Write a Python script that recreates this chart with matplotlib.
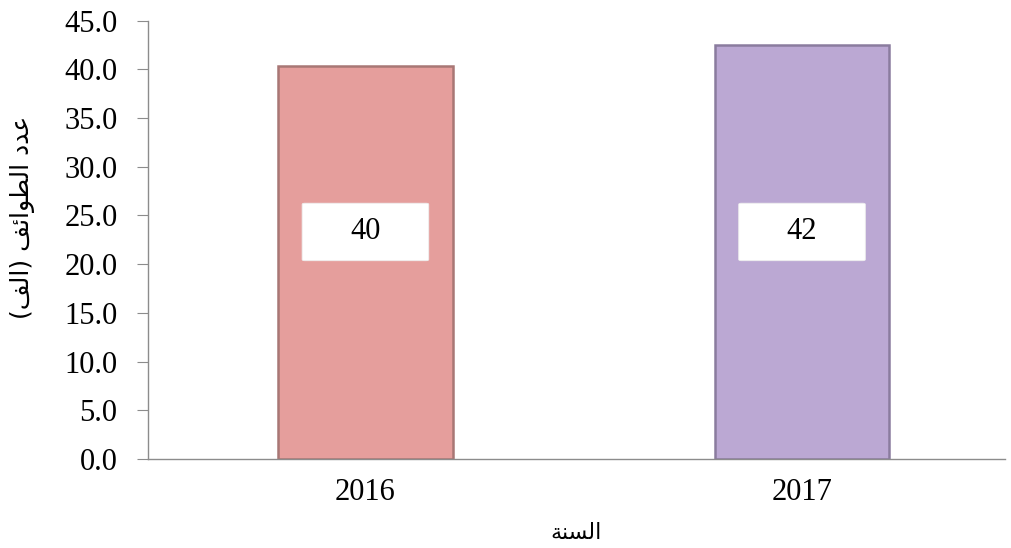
"""
Bar chart: number of sects (thousands) per year, 2016 vs 2017.
Arabic labels are written with presentation forms and reversed for LTR drawing.
"""
import matplotlib.pyplot as plt
from matplotlib.patches import FancyBboxPatch

years = ["2016", "2017"]
values = [40.3, 42.5]
labels = ["40", "42"]
bar_colors = ["#E59E9C", "#BBA8D3"]
edge_colors = ["#A87775", "#8A7C9E"]

# logical order, already in contextual (presentation) forms
Y_LABEL = "\uFECB\uFEAA\uFEA9 \uFE8D\uFEDF\uFEC4\uFEEE\uFE8D\uFE8B\uFED2 (\uFE8D\uFEDF\uFED2)"
X_LABEL = "\uFE8D\uFEDF\uFEB4\uFEE8\uFE94"

def visual(s):
    # reverse for left-to-right drawing and mirror the brackets
    return s[::-1].translate(str.maketrans("()", ")("))

SERIF = ["Liberation Serif", "DejaVu Serif"]
AR = ["DejaVu Sans"]

fig = plt.figure(figsize=(10.11, 5.48), dpi=100)
ax = fig.add_axes([0.1464, 0.1625, 0.8477, 0.8000])

x = list(range(len(years)))
ax.bar(x, values, width=0.40, color=bar_colors, edgecolor=edge_colors, linewidth=1.8, zorder=2)

# white value boxes in the middle of each bar
box_w, box_h, box_y = 0.29, 5.9, 23.3
for xi, lab in zip(x, labels):
    ax.add_patch(FancyBboxPatch((xi - box_w / 2, box_y - box_h / 2), box_w, box_h,
                                boxstyle="round,pad=0,rounding_size=0.006", mutation_aspect=20,
                                facecolor="white", edgecolor="#EEEEEE", linewidth=0.6, zorder=3))
    ax.text(xi, box_y, lab, ha="center", va="center", fontsize=22, family=SERIF, zorder=4)

ax.set_xlim(-0.498, 1.465)
ax.set_ylim(0, 45)
ax.set_yticks([i * 5 for i in range(10)])
ax.set_yticklabels([f"{i * 5:.1f}" for i in range(10)], family=SERIF, fontsize=22)
ax.set_xticks(x)
ax.set_xticklabels(years, family=SERIF, fontsize=22)

for side in ("top", "right"):
    ax.spines[side].set_visible(False)
ax.spines["left"].set_color("#8C8C8C")
ax.spines["bottom"].set_color("#8C8C8C")
ax.spines["left"].set_linewidth(1.0)
ax.spines["bottom"].set_linewidth(1.0)
ax.tick_params(axis="y", direction="out", length=8, color="#8C8C8C", pad=14)
ax.tick_params(axis="x", length=0, pad=14)

ax.set_ylabel(visual(Y_LABEL), family=AR, fontsize=18)
ax.yaxis.set_label_coords(-0.132, 0.551)
ax.set_xlabel(visual(X_LABEL), family=AR, fontsize=16, labelpad=11)

fig.savefig("out.png", dpi=100, facecolor="white")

- What is required: Reproduce the full listing faithfully, but do not carry over any pictures.

- Solved exercise:
Write a Python script that recreates this chart with matplotlib.
"""
Bar chart: number of sects (thousands) per year, 2016 vs 2017.
Arabic labels are written with presentation forms and reversed for LTR drawing.
"""
import matplotlib.pyplot as plt
from matplotlib.patches import FancyBboxPatch

years = ["2016", "2017"]
values = [40.3, 42.5]
labels = ["40", "42"]
bar_colors = ["#E59E9C", "#BBA8D3"]
edge_colors = ["#A87775", "#8A7C9E"]

# logical order, already in contextual (presentation) forms
Y_LABEL = "\uFECB\uFEAA\uFEA9 \uFE8D\uFEDF\uFEC4\uFEEE\uFE8D\uFE8B\uFED2 (\uFE8D\uFEDF\uFED2)"
X_LABEL = "\uFE8D\uFEDF\uFEB4\uFEE8\uFE94"

def visual(s):
    # reverse for left-to-right drawing and mirror the brackets
    return s[::-1].translate(str.maketrans("()", ")("))

SERIF = ["Liberation Serif", "DejaVu Serif"]
AR = ["DejaVu Sans"]

fig = plt.figure(figsize=(10.11, 5.48), dpi=100)
ax = fig.add_axes([0.1464, 0.1625, 0.8477, 0.8000])

x = list(range(len(years)))
ax.bar(x, values, width=0.40, color=bar_colors, edgecolor=edge_colors, linewidth=1.8, zorder=2)

# white value boxes in the middle of each bar
box_w, box_h, box_y = 0.29, 5.9, 23.3
for xi, lab in zip(x, labels):
    ax.add_patch(FancyBboxPatch((xi - box_w / 2, box_y - box_h / 2), box_w, box_h,
                                boxstyle="round,pad=0,rounding_size=0.006", mutation_aspect=20,
                                facecolor="white", edgecolor="#EEEEEE", linewidth=0.6, zorder=3))
    ax.text(xi, box_y, lab, ha="center", va="center", fontsize=22, family=SERIF, zorder=4)

ax.set_xlim(-0.498, 1.465)
ax.set_ylim(0, 45)
ax.set_yticks([i * 5 for i in range(10)])
ax.set_yticklabels([f"{i * 5:.1f}" for i in range(10)], family=SERIF, fontsize=22)
ax.set_xticks(x)
ax.set_xticklabels(years, family=SERIF, fontsize=22)

for side in ("top", "right"):
    ax.spines[side].set_visible(False)
ax.spines["left"].set_color("#8C8C8C")
ax.spines["bottom"].set_color("#8C8C8C")
ax.spines["left"].set_linewidth(1.0)
ax.spines["bottom"].set_linewidth(1.0)
ax.tick_params(axis="y", direction="out", length=8, color="#8C8C8C", pad=14)
ax.tick_params(axis="x", length=0, pad=14)

ax.set_ylabel(visual(Y_LABEL), family=AR, fontsize=18)
ax.yaxis.set_label_coords(-0.132, 0.551)
ax.set_xlabel(visual(X_LABEL), family=AR, fontsize=16, labelpad=11)

fig.savefig("out.png", dpi=100, facecolor="white")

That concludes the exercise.